(Records with drawing code)

------------------------------------

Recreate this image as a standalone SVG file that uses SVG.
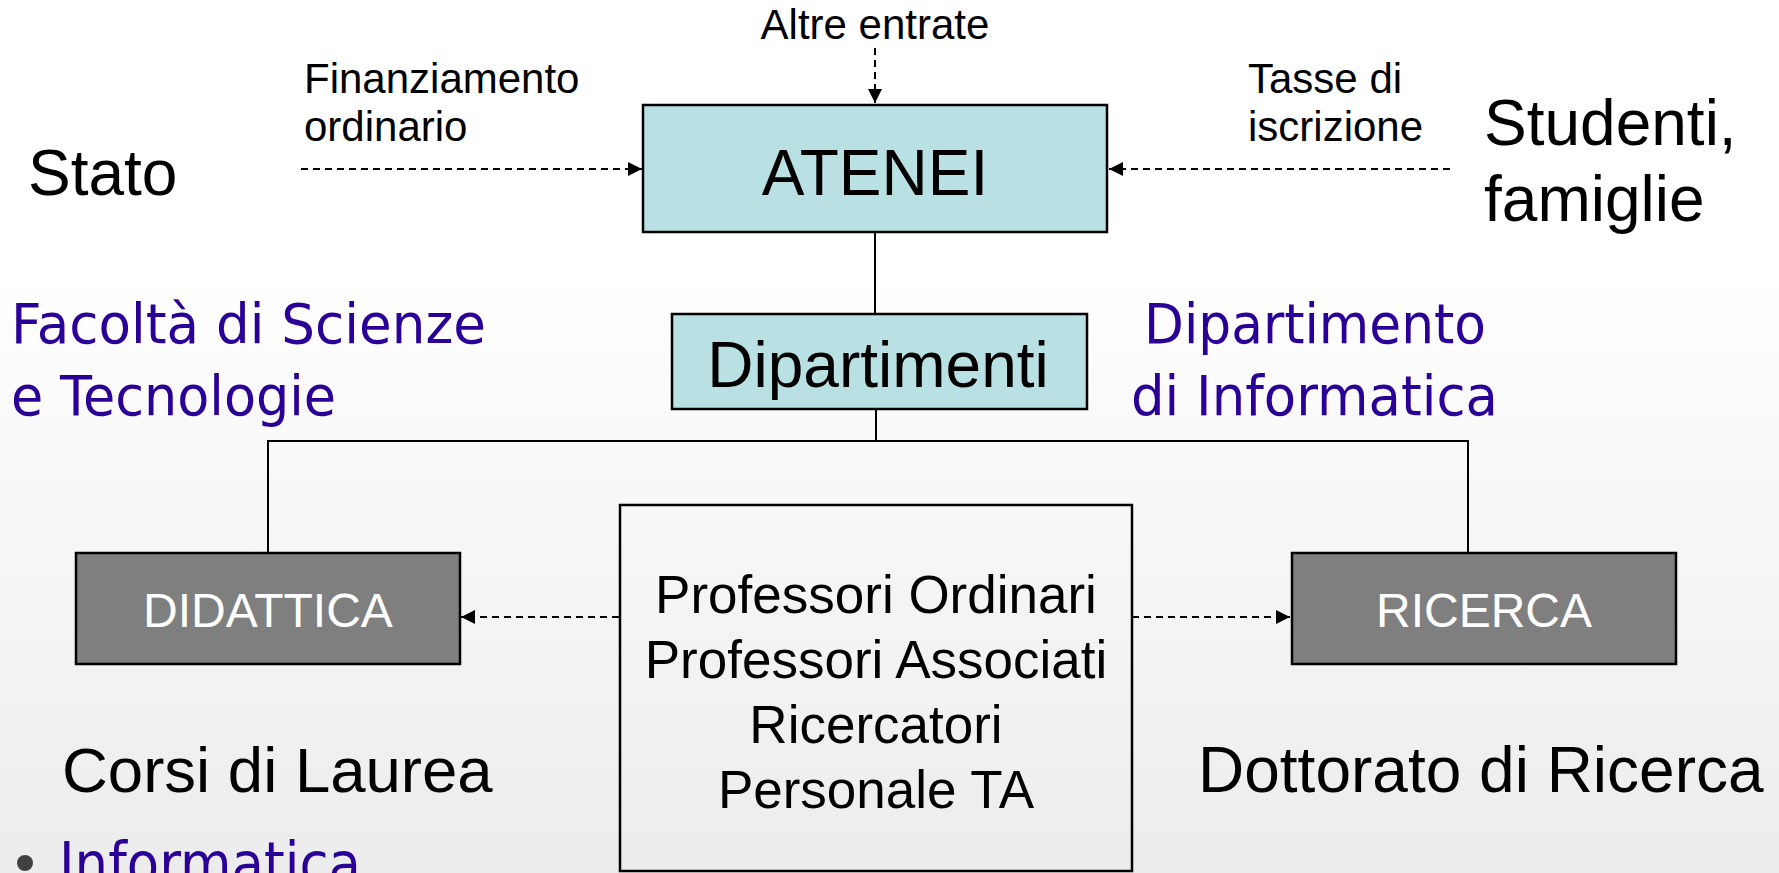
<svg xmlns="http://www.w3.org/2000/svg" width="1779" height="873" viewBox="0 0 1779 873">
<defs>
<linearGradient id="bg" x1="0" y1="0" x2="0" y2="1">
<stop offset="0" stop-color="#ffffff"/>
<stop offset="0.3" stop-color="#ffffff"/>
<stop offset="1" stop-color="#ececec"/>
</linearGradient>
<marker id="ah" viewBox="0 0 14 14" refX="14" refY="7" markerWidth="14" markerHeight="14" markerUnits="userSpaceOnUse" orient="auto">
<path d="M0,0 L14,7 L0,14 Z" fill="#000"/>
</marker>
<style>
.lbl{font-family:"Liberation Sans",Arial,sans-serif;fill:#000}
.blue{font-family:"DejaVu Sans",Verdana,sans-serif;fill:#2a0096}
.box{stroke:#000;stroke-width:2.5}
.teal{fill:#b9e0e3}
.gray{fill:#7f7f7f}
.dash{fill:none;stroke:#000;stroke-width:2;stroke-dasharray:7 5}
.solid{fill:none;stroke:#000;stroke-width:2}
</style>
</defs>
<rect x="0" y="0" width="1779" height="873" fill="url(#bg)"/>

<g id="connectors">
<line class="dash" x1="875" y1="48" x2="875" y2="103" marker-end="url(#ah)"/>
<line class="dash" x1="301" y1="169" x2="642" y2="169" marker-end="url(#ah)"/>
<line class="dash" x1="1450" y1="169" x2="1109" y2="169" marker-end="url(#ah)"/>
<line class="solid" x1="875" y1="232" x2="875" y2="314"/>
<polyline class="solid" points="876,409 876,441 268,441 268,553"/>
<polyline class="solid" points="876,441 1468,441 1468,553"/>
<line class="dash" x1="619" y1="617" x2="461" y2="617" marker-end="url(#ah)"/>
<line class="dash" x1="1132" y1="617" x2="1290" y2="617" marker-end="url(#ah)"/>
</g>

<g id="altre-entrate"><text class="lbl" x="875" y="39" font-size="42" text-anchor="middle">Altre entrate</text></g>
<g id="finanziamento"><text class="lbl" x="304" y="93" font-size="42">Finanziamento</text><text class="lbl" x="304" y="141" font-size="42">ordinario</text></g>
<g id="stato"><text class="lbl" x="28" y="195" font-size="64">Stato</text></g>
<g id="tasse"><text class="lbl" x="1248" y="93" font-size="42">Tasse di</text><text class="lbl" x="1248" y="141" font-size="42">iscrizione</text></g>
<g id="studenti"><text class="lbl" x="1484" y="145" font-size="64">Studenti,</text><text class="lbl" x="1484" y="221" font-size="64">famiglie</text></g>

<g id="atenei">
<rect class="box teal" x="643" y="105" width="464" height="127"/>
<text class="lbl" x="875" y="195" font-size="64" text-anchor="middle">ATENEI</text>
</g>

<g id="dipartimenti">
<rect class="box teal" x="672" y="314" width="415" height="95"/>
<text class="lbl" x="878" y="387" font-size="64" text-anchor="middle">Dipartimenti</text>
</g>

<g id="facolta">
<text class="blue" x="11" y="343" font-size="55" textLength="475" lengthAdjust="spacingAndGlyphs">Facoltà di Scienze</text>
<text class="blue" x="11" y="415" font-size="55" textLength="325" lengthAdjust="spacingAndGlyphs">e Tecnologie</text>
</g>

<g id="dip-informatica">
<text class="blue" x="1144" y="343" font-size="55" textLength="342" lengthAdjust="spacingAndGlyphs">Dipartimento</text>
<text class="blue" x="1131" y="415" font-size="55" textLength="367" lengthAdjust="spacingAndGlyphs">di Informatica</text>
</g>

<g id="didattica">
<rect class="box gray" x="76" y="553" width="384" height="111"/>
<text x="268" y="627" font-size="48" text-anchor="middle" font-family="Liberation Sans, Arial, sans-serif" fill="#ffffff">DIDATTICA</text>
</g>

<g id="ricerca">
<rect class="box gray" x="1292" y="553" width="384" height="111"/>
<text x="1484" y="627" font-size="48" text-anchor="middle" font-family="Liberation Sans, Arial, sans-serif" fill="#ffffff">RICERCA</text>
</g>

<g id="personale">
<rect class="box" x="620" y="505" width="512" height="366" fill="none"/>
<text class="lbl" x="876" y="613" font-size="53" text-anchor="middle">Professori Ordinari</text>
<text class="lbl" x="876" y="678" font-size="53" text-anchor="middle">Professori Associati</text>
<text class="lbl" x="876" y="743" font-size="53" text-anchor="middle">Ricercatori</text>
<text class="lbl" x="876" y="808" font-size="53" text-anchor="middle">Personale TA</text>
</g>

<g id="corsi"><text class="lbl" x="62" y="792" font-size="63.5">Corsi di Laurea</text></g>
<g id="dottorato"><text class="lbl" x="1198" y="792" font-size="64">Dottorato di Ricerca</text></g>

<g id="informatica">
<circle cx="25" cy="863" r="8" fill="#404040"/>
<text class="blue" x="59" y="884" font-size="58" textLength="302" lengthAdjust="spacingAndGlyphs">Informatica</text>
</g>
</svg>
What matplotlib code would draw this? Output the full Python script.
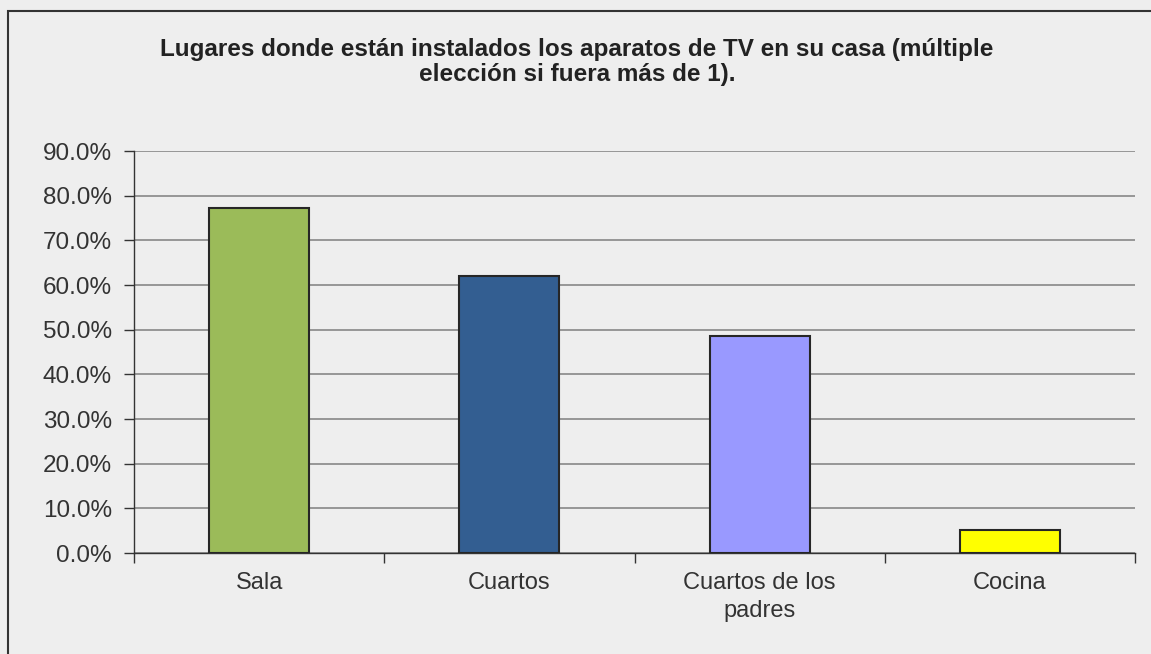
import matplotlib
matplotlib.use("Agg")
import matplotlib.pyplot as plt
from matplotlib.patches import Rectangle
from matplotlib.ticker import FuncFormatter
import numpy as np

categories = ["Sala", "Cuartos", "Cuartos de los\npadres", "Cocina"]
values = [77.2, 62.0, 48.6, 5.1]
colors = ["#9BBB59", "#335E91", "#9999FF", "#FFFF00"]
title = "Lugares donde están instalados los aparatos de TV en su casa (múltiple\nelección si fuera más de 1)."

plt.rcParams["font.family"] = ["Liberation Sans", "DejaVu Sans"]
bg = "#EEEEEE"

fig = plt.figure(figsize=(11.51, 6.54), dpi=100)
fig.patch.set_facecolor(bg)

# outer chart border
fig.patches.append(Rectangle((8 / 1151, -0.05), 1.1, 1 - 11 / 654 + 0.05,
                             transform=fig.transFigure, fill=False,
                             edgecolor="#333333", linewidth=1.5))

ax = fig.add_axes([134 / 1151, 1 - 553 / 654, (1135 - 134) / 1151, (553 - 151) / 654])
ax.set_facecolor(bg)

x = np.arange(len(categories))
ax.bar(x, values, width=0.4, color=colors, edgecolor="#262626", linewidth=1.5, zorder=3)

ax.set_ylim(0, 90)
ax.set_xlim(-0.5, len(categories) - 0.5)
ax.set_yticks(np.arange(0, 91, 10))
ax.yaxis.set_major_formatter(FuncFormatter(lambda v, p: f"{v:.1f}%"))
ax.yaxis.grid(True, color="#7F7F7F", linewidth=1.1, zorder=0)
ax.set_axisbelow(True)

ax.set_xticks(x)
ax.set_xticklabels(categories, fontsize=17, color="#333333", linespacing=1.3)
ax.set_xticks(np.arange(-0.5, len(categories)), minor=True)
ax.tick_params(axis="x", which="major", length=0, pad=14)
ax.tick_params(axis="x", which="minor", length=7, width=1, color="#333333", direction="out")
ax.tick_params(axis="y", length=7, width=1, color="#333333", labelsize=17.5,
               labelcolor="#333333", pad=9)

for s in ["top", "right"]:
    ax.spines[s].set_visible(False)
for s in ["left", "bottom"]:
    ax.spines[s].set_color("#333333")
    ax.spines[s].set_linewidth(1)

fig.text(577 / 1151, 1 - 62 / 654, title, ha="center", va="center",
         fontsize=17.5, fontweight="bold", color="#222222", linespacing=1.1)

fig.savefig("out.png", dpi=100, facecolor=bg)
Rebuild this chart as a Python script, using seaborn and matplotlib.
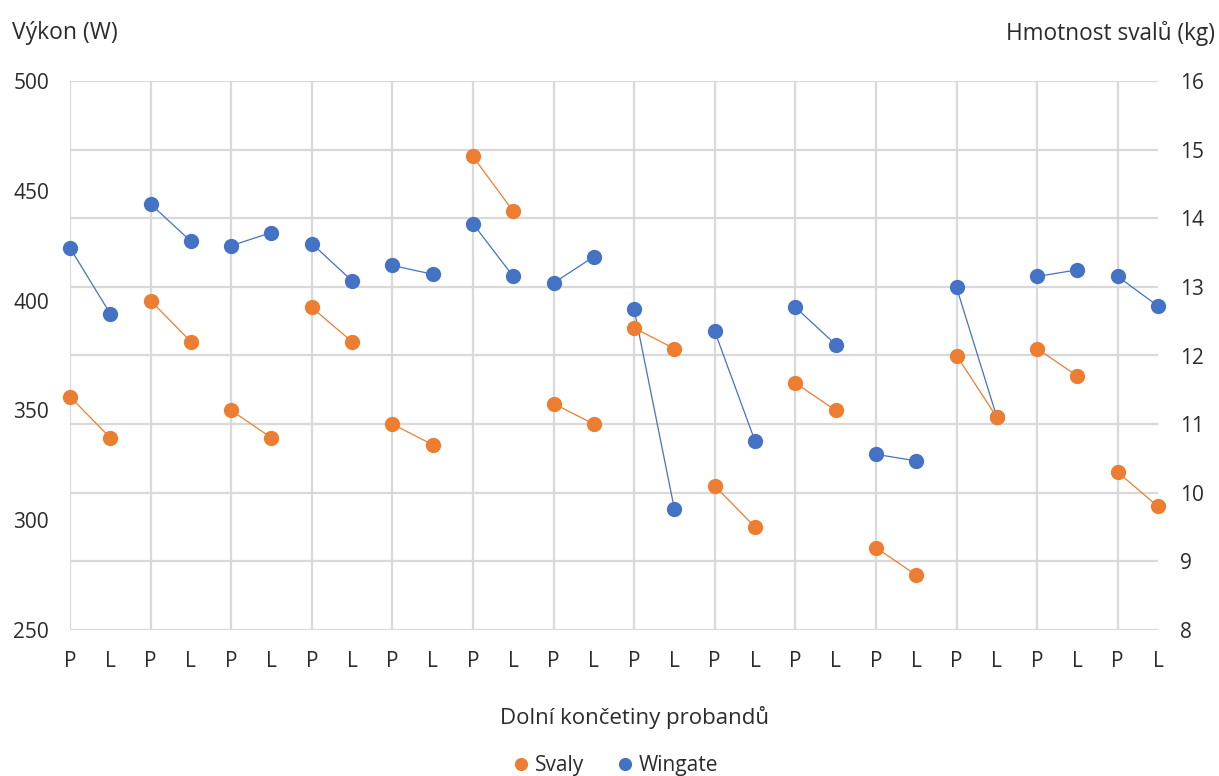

------------------------------------

Copy every record above exactly, leaving out any pictures.

Recreate this image as a standalone SVG file that uses SVG.
<svg xmlns="http://www.w3.org/2000/svg" width="1779" height="873" viewBox="0 0 1779 873">
<defs>
<linearGradient id="bg" x1="0" y1="0" x2="0" y2="1">
<stop offset="0" stop-color="#ffffff"/>
<stop offset="0.3" stop-color="#ffffff"/>
<stop offset="1" stop-color="#ececec"/>
</linearGradient>
<marker id="ah" viewBox="0 0 14 14" refX="14" refY="7" markerWidth="14" markerHeight="14" markerUnits="userSpaceOnUse" orient="auto">
<path d="M0,0 L14,7 L0,14 Z" fill="#000"/>
</marker>
<style>
.lbl{font-family:"Liberation Sans",Arial,sans-serif;fill:#000}
.blue{font-family:"DejaVu Sans",Verdana,sans-serif;fill:#2a0096}
.box{stroke:#000;stroke-width:2.5}
.teal{fill:#b9e0e3}
.gray{fill:#7f7f7f}
.dash{fill:none;stroke:#000;stroke-width:2;stroke-dasharray:7 5}
.solid{fill:none;stroke:#000;stroke-width:2}
</style>
</defs>
<rect x="0" y="0" width="1779" height="873" fill="url(#bg)"/>

<g id="connectors">
<line class="dash" x1="875" y1="48" x2="875" y2="103" marker-end="url(#ah)"/>
<line class="dash" x1="301" y1="169" x2="642" y2="169" marker-end="url(#ah)"/>
<line class="dash" x1="1450" y1="169" x2="1109" y2="169" marker-end="url(#ah)"/>
<line class="solid" x1="875" y1="232" x2="875" y2="314"/>
<polyline class="solid" points="876,409 876,441 268,441 268,553"/>
<polyline class="solid" points="876,441 1468,441 1468,553"/>
<line class="dash" x1="619" y1="617" x2="461" y2="617" marker-end="url(#ah)"/>
<line class="dash" x1="1132" y1="617" x2="1290" y2="617" marker-end="url(#ah)"/>
</g>

<g id="altre-entrate"><text class="lbl" x="875" y="39" font-size="42" text-anchor="middle">Altre entrate</text></g>
<g id="finanziamento"><text class="lbl" x="304" y="93" font-size="42">Finanziamento</text><text class="lbl" x="304" y="141" font-size="42">ordinario</text></g>
<g id="stato"><text class="lbl" x="28" y="195" font-size="64">Stato</text></g>
<g id="tasse"><text class="lbl" x="1248" y="93" font-size="42">Tasse di</text><text class="lbl" x="1248" y="141" font-size="42">iscrizione</text></g>
<g id="studenti"><text class="lbl" x="1484" y="145" font-size="64">Studenti,</text><text class="lbl" x="1484" y="221" font-size="64">famiglie</text></g>

<g id="atenei">
<rect class="box teal" x="643" y="105" width="464" height="127"/>
<text class="lbl" x="875" y="195" font-size="64" text-anchor="middle">ATENEI</text>
</g>

<g id="dipartimenti">
<rect class="box teal" x="672" y="314" width="415" height="95"/>
<text class="lbl" x="878" y="387" font-size="64" text-anchor="middle">Dipartimenti</text>
</g>

<g id="facolta">
<text class="blue" x="11" y="343" font-size="55" textLength="475" lengthAdjust="spacingAndGlyphs">Facoltà di Scienze</text>
<text class="blue" x="11" y="415" font-size="55" textLength="325" lengthAdjust="spacingAndGlyphs">e Tecnologie</text>
</g>

<g id="dip-informatica">
<text class="blue" x="1144" y="343" font-size="55" textLength="342" lengthAdjust="spacingAndGlyphs">Dipartimento</text>
<text class="blue" x="1131" y="415" font-size="55" textLength="367" lengthAdjust="spacingAndGlyphs">di Informatica</text>
</g>

<g id="didattica">
<rect class="box gray" x="76" y="553" width="384" height="111"/>
<text x="268" y="627" font-size="48" text-anchor="middle" font-family="Liberation Sans, Arial, sans-serif" fill="#ffffff">DIDATTICA</text>
</g>

<g id="ricerca">
<rect class="box gray" x="1292" y="553" width="384" height="111"/>
<text x="1484" y="627" font-size="48" text-anchor="middle" font-family="Liberation Sans, Arial, sans-serif" fill="#ffffff">RICERCA</text>
</g>

<g id="personale">
<rect class="box" x="620" y="505" width="512" height="366" fill="none"/>
<text class="lbl" x="876" y="613" font-size="53" text-anchor="middle">Professori Ordinari</text>
<text class="lbl" x="876" y="678" font-size="53" text-anchor="middle">Professori Associati</text>
<text class="lbl" x="876" y="743" font-size="53" text-anchor="middle">Ricercatori</text>
<text class="lbl" x="876" y="808" font-size="53" text-anchor="middle">Personale TA</text>
</g>

<g id="corsi"><text class="lbl" x="62" y="792" font-size="63.5">Corsi di Laurea</text></g>
<g id="dottorato"><text class="lbl" x="1198" y="792" font-size="64">Dottorato di Ricerca</text></g>

<g id="informatica">
<circle cx="25" cy="863" r="8" fill="#404040"/>
<text class="blue" x="59" y="884" font-size="58" textLength="302" lengthAdjust="spacingAndGlyphs">Informatica</text>
</g>
</svg>
What matplotlib code would draw this? Output the full Python script.
import matplotlib
matplotlib.use("Agg")
import matplotlib.pyplot as plt
from matplotlib.patches import Rectangle
from matplotlib.ticker import FuncFormatter
import numpy as np

categories = ["Sala", "Cuartos", "Cuartos de los\npadres", "Cocina"]
values = [77.2, 62.0, 48.6, 5.1]
colors = ["#9BBB59", "#335E91", "#9999FF", "#FFFF00"]
title = "Lugares donde están instalados los aparatos de TV en su casa (múltiple\nelección si fuera más de 1)."

plt.rcParams["font.family"] = ["Liberation Sans", "DejaVu Sans"]
bg = "#EEEEEE"

fig = plt.figure(figsize=(11.51, 6.54), dpi=100)
fig.patch.set_facecolor(bg)

# outer chart border
fig.patches.append(Rectangle((8 / 1151, -0.05), 1.1, 1 - 11 / 654 + 0.05,
                             transform=fig.transFigure, fill=False,
                             edgecolor="#333333", linewidth=1.5))

ax = fig.add_axes([134 / 1151, 1 - 553 / 654, (1135 - 134) / 1151, (553 - 151) / 654])
ax.set_facecolor(bg)

x = np.arange(len(categories))
ax.bar(x, values, width=0.4, color=colors, edgecolor="#262626", linewidth=1.5, zorder=3)

ax.set_ylim(0, 90)
ax.set_xlim(-0.5, len(categories) - 0.5)
ax.set_yticks(np.arange(0, 91, 10))
ax.yaxis.set_major_formatter(FuncFormatter(lambda v, p: f"{v:.1f}%"))
ax.yaxis.grid(True, color="#7F7F7F", linewidth=1.1, zorder=0)
ax.set_axisbelow(True)

ax.set_xticks(x)
ax.set_xticklabels(categories, fontsize=17, color="#333333", linespacing=1.3)
ax.set_xticks(np.arange(-0.5, len(categories)), minor=True)
ax.tick_params(axis="x", which="major", length=0, pad=14)
ax.tick_params(axis="x", which="minor", length=7, width=1, color="#333333", direction="out")
ax.tick_params(axis="y", length=7, width=1, color="#333333", labelsize=17.5,
               labelcolor="#333333", pad=9)

for s in ["top", "right"]:
    ax.spines[s].set_visible(False)
for s in ["left", "bottom"]:
    ax.spines[s].set_color("#333333")
    ax.spines[s].set_linewidth(1)

fig.text(577 / 1151, 1 - 62 / 654, title, ha="center", va="center",
         fontsize=17.5, fontweight="bold", color="#222222", linespacing=1.1)

fig.savefig("out.png", dpi=100, facecolor=bg)
Rebuild this chart as a Python script, using seaborn and matplotlib.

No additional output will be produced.